--- start of GIVEN DATA ---

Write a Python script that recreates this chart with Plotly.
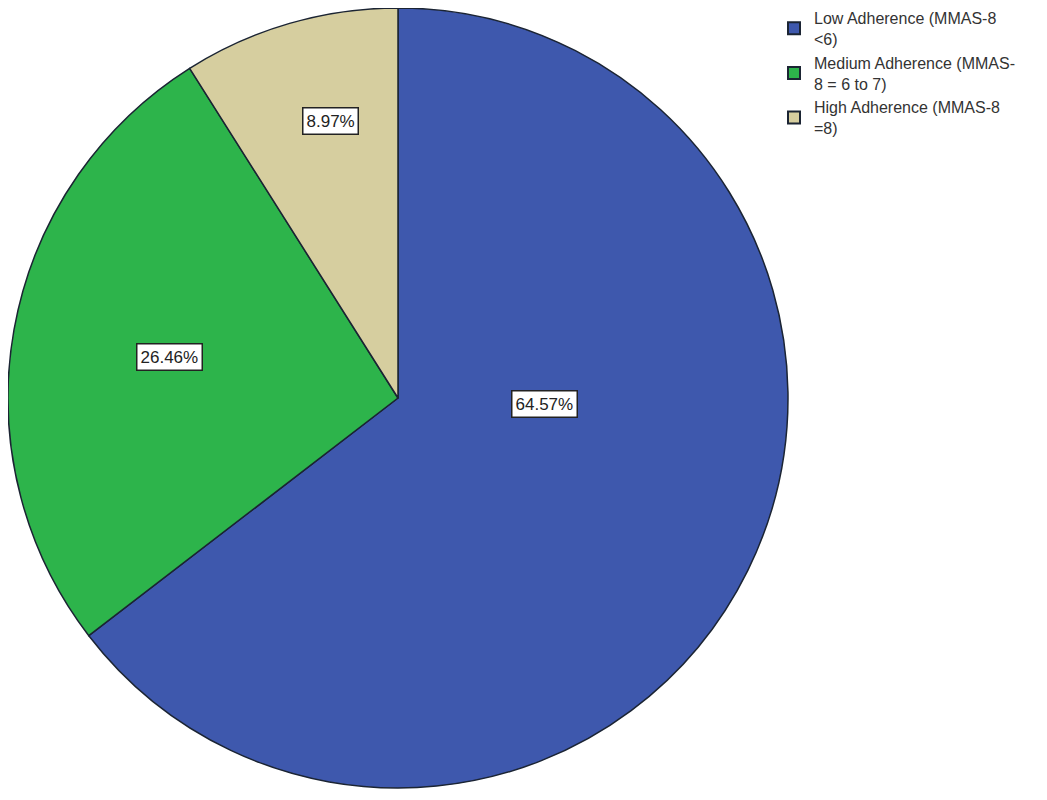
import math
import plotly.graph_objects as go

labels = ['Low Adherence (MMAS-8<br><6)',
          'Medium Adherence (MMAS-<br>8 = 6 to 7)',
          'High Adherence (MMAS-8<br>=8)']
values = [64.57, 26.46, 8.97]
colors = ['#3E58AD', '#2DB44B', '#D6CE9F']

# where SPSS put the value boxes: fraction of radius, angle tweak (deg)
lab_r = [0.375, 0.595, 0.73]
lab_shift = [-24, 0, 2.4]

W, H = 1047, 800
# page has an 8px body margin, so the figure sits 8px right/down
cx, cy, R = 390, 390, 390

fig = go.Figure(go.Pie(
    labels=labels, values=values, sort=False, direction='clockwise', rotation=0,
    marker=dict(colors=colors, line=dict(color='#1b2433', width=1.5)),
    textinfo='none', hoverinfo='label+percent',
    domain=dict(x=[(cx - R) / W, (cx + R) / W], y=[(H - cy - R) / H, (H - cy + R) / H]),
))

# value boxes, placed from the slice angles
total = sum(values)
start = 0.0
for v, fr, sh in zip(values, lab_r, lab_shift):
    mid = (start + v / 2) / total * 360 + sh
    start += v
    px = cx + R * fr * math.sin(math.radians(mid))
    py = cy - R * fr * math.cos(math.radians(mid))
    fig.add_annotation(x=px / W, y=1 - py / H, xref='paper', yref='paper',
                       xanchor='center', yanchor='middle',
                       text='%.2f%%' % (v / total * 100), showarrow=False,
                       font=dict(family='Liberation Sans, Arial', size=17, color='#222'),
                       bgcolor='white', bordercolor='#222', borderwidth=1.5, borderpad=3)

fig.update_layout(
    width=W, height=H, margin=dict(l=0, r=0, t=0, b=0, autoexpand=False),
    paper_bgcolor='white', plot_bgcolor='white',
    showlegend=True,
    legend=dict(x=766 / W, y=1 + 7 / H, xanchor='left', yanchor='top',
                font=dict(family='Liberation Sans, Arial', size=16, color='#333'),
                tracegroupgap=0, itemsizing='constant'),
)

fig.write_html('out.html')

--- end of GIVEN DATA ---

→ SHORT EXERCISE
Retype the listing exactly. Pictures do not belong in the copy.

→ FINAL RESULT
Write a Python script that recreates this chart with Plotly.
import math
import plotly.graph_objects as go

labels = ['Low Adherence (MMAS-8<br><6)',
          'Medium Adherence (MMAS-<br>8 = 6 to 7)',
          'High Adherence (MMAS-8<br>=8)']
values = [64.57, 26.46, 8.97]
colors = ['#3E58AD', '#2DB44B', '#D6CE9F']

# where SPSS put the value boxes: fraction of radius, angle tweak (deg)
lab_r = [0.375, 0.595, 0.73]
lab_shift = [-24, 0, 2.4]

W, H = 1047, 800
# page has an 8px body margin, so the figure sits 8px right/down
cx, cy, R = 390, 390, 390

fig = go.Figure(go.Pie(
    labels=labels, values=values, sort=False, direction='clockwise', rotation=0,
    marker=dict(colors=colors, line=dict(color='#1b2433', width=1.5)),
    textinfo='none', hoverinfo='label+percent',
    domain=dict(x=[(cx - R) / W, (cx + R) / W], y=[(H - cy - R) / H, (H - cy + R) / H]),
))

# value boxes, placed from the slice angles
total = sum(values)
start = 0.0
for v, fr, sh in zip(values, lab_r, lab_shift):
    mid = (start + v / 2) / total * 360 + sh
    start += v
    px = cx + R * fr * math.sin(math.radians(mid))
    py = cy - R * fr * math.cos(math.radians(mid))
    fig.add_annotation(x=px / W, y=1 - py / H, xref='paper', yref='paper',
                       xanchor='center', yanchor='middle',
                       text='%.2f%%' % (v / total * 100), showarrow=False,
                       font=dict(family='Liberation Sans, Arial', size=17, color='#222'),
                       bgcolor='white', bordercolor='#222', borderwidth=1.5, borderpad=3)

fig.update_layout(
    width=W, height=H, margin=dict(l=0, r=0, t=0, b=0, autoexpand=False),
    paper_bgcolor='white', plot_bgcolor='white',
    showlegend=True,
    legend=dict(x=766 / W, y=1 + 7 / H, xanchor='left', yanchor='top',
                font=dict(family='Liberation Sans, Arial', size=16, color='#333'),
                tracegroupgap=0, itemsizing='constant'),
)

fig.write_html('out.html')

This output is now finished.